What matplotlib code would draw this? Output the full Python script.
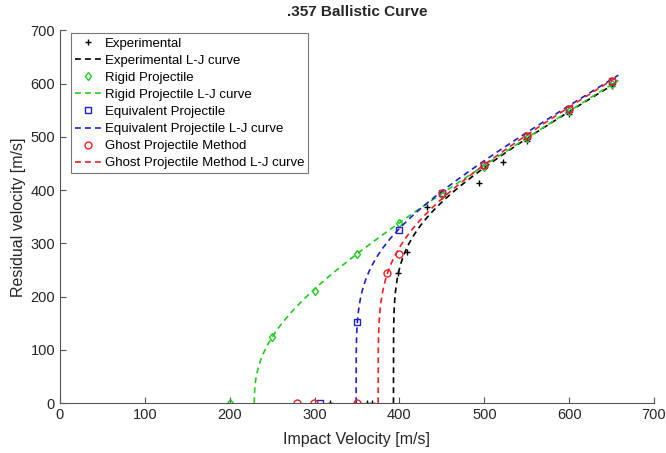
import numpy as np
import matplotlib
matplotlib.use("Agg")
import matplotlib.pyplot as plt

plt.rcParams['font.family'] = ['Liberation Sans', 'DejaVu Sans']

# ---- data ----
exp_vi = [318, 362, 368, 398, 409, 432, 494, 522, 550, 600, 650]
exp_vr = [0, 0, 0, 244, 283, 368, 413, 452, 493, 543, 596]

rigid_vi = [200, 250, 300, 350, 400, 450, 500, 550, 600, 650]
rigid_vr = [0, 124, 210, 280, 338, 390, 444, 497, 549, 599]

equiv_vi = [306, 350, 399, 450, 500, 550, 600, 650]
equiv_vr = [0, 152, 325, 394, 448, 501, 553, 604]

ghost_vi = [279, 299, 350, 385, 400, 450, 500, 550, 600, 650]
ghost_vr = [0, 0, 0, 244, 280, 394, 448, 501, 553, 604]

# Lambert-Jonas fit parameters (a, p, v_bl)
lj_exp = (0.925, 6.0, 393.0)
lj_rigid = (0.949, 2.5, 229.0)
lj_equiv = (0.944, 5.0, 349.0)
lj_ghost = (0.945, 5.0, 375.0)
vi_max = 658.0

xticks = [0, 100, 200, 300, 400, 500, 600, 700]
yticks = [0, 100, 200, 300, 400, 500, 600, 700]


def lj_curve(params):
    a, p, vbl = params
    vi = np.concatenate([[vbl], vbl + np.geomspace(1e-4, vi_max - vbl, 400)])
    vr = a * np.clip(vi ** p - vbl ** p, 0, None) ** (1.0 / p)
    return np.concatenate([[vbl], vi]), np.concatenate([[0.0], vr])


c_k = '#000000'
c_g = '#1fcc1f'
c_b = '#1f1fcc'
c_r = '#ee2020'

fig = plt.figure(figsize=(6.66, 4.53), dpi=100)
ax = fig.add_axes([0.090, 0.110, 0.892, 0.823])

dash = (0, (3.5, 2.5))
lw = 1.2

ax.plot(exp_vi, exp_vr, linestyle='none', marker='+', ms=5, mew=1.0,
        color=c_k, label='Experimental')
x, y = lj_curve(lj_exp)
ax.plot(x, y, linestyle=dash, lw=lw, color=c_k, label='Experimental L-J curve')

ax.plot(rigid_vi, rigid_vr, linestyle='none', marker='d', ms=4.5, mew=1.0,
        mfc='none', color=c_g, label='Rigid Projectile')
x, y = lj_curve(lj_rigid)
ax.plot(x, y, linestyle=dash, lw=lw, color=c_g, label='Rigid Projectile L-J curve')

ax.plot(equiv_vi, equiv_vr, linestyle='none', marker='s', ms=4, mew=1.0,
        mfc='none', color=c_b, label='Equivalent Projectile')
x, y = lj_curve(lj_equiv)
ax.plot(x, y, linestyle=dash, lw=lw, color=c_b, label='Equivalent Projectile L-J curve')

ax.plot(ghost_vi, ghost_vr, linestyle='none', marker='o', ms=5, mew=1.0,
        mfc='none', color=c_r, label='Ghost Projectile Method')
x, y = lj_curve(lj_ghost)
ax.plot(x, y, linestyle=dash, lw=lw, color=c_r, label='Ghost Projectile Method L-J curve')

ax.set_xlim(0, 700)
ax.set_ylim(0, 700)
ax.set_xticks(xticks)
ax.set_yticks(yticks)
gray = '#262626'
for s in ['top', 'right']:
    ax.spines[s].set_visible(False)
for s in ['left', 'bottom']:
    ax.spines[s].set_color('#555555')
    ax.spines[s].set_linewidth(0.8)
ax.tick_params(direction='in', length=4, width=0.8, colors='#555555',
               labelcolor=gray, labelsize=10.5)

ax.set_xlabel('Impact Velocity [m/s]', fontsize=11.5, color=gray, labelpad=7)
ax.set_ylabel('Residual velocity [m/s]', fontsize=11.5, color=gray, labelpad=3)
ax.set_title('.357 Ballistic Curve', fontsize=11, fontweight='bold', color=gray, pad=10)

leg = ax.legend(loc='upper left', bbox_to_anchor=(0.018, 0.992), fontsize=9.5,
                frameon=True, fancybox=False, handlelength=2.0, handletextpad=0.3,
                borderpad=0.3, labelspacing=0.37, borderaxespad=0.0)
leg.get_frame().set_edgecolor('#555555')
leg.get_frame().set_linewidth(0.8)

fig.savefig('out.png', dpi=100)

----------------------------------------

What is asked -> Print the whole listing above once more, word for word, without its pictures.

Finished answer ->
What matplotlib code would draw this? Output the full Python script.
import numpy as np
import matplotlib
matplotlib.use("Agg")
import matplotlib.pyplot as plt

plt.rcParams['font.family'] = ['Liberation Sans', 'DejaVu Sans']

# ---- data ----
exp_vi = [318, 362, 368, 398, 409, 432, 494, 522, 550, 600, 650]
exp_vr = [0, 0, 0, 244, 283, 368, 413, 452, 493, 543, 596]

rigid_vi = [200, 250, 300, 350, 400, 450, 500, 550, 600, 650]
rigid_vr = [0, 124, 210, 280, 338, 390, 444, 497, 549, 599]

equiv_vi = [306, 350, 399, 450, 500, 550, 600, 650]
equiv_vr = [0, 152, 325, 394, 448, 501, 553, 604]

ghost_vi = [279, 299, 350, 385, 400, 450, 500, 550, 600, 650]
ghost_vr = [0, 0, 0, 244, 280, 394, 448, 501, 553, 604]

# Lambert-Jonas fit parameters (a, p, v_bl)
lj_exp = (0.925, 6.0, 393.0)
lj_rigid = (0.949, 2.5, 229.0)
lj_equiv = (0.944, 5.0, 349.0)
lj_ghost = (0.945, 5.0, 375.0)
vi_max = 658.0

xticks = [0, 100, 200, 300, 400, 500, 600, 700]
yticks = [0, 100, 200, 300, 400, 500, 600, 700]


def lj_curve(params):
    a, p, vbl = params
    vi = np.concatenate([[vbl], vbl + np.geomspace(1e-4, vi_max - vbl, 400)])
    vr = a * np.clip(vi ** p - vbl ** p, 0, None) ** (1.0 / p)
    return np.concatenate([[vbl], vi]), np.concatenate([[0.0], vr])


c_k = '#000000'
c_g = '#1fcc1f'
c_b = '#1f1fcc'
c_r = '#ee2020'

fig = plt.figure(figsize=(6.66, 4.53), dpi=100)
ax = fig.add_axes([0.090, 0.110, 0.892, 0.823])

dash = (0, (3.5, 2.5))
lw = 1.2

ax.plot(exp_vi, exp_vr, linestyle='none', marker='+', ms=5, mew=1.0,
        color=c_k, label='Experimental')
x, y = lj_curve(lj_exp)
ax.plot(x, y, linestyle=dash, lw=lw, color=c_k, label='Experimental L-J curve')

ax.plot(rigid_vi, rigid_vr, linestyle='none', marker='d', ms=4.5, mew=1.0,
        mfc='none', color=c_g, label='Rigid Projectile')
x, y = lj_curve(lj_rigid)
ax.plot(x, y, linestyle=dash, lw=lw, color=c_g, label='Rigid Projectile L-J curve')

ax.plot(equiv_vi, equiv_vr, linestyle='none', marker='s', ms=4, mew=1.0,
        mfc='none', color=c_b, label='Equivalent Projectile')
x, y = lj_curve(lj_equiv)
ax.plot(x, y, linestyle=dash, lw=lw, color=c_b, label='Equivalent Projectile L-J curve')

ax.plot(ghost_vi, ghost_vr, linestyle='none', marker='o', ms=5, mew=1.0,
        mfc='none', color=c_r, label='Ghost Projectile Method')
x, y = lj_curve(lj_ghost)
ax.plot(x, y, linestyle=dash, lw=lw, color=c_r, label='Ghost Projectile Method L-J curve')

ax.set_xlim(0, 700)
ax.set_ylim(0, 700)
ax.set_xticks(xticks)
ax.set_yticks(yticks)
gray = '#262626'
for s in ['top', 'right']:
    ax.spines[s].set_visible(False)
for s in ['left', 'bottom']:
    ax.spines[s].set_color('#555555')
    ax.spines[s].set_linewidth(0.8)
ax.tick_params(direction='in', length=4, width=0.8, colors='#555555',
               labelcolor=gray, labelsize=10.5)

ax.set_xlabel('Impact Velocity [m/s]', fontsize=11.5, color=gray, labelpad=7)
ax.set_ylabel('Residual velocity [m/s]', fontsize=11.5, color=gray, labelpad=3)
ax.set_title('.357 Ballistic Curve', fontsize=11, fontweight='bold', color=gray, pad=10)

leg = ax.legend(loc='upper left', bbox_to_anchor=(0.018, 0.992), fontsize=9.5,
                frameon=True, fancybox=False, handlelength=2.0, handletextpad=0.3,
                borderpad=0.3, labelspacing=0.37, borderaxespad=0.0)
leg.get_frame().set_edgecolor('#555555')
leg.get_frame().set_linewidth(0.8)

fig.savefig('out.png', dpi=100)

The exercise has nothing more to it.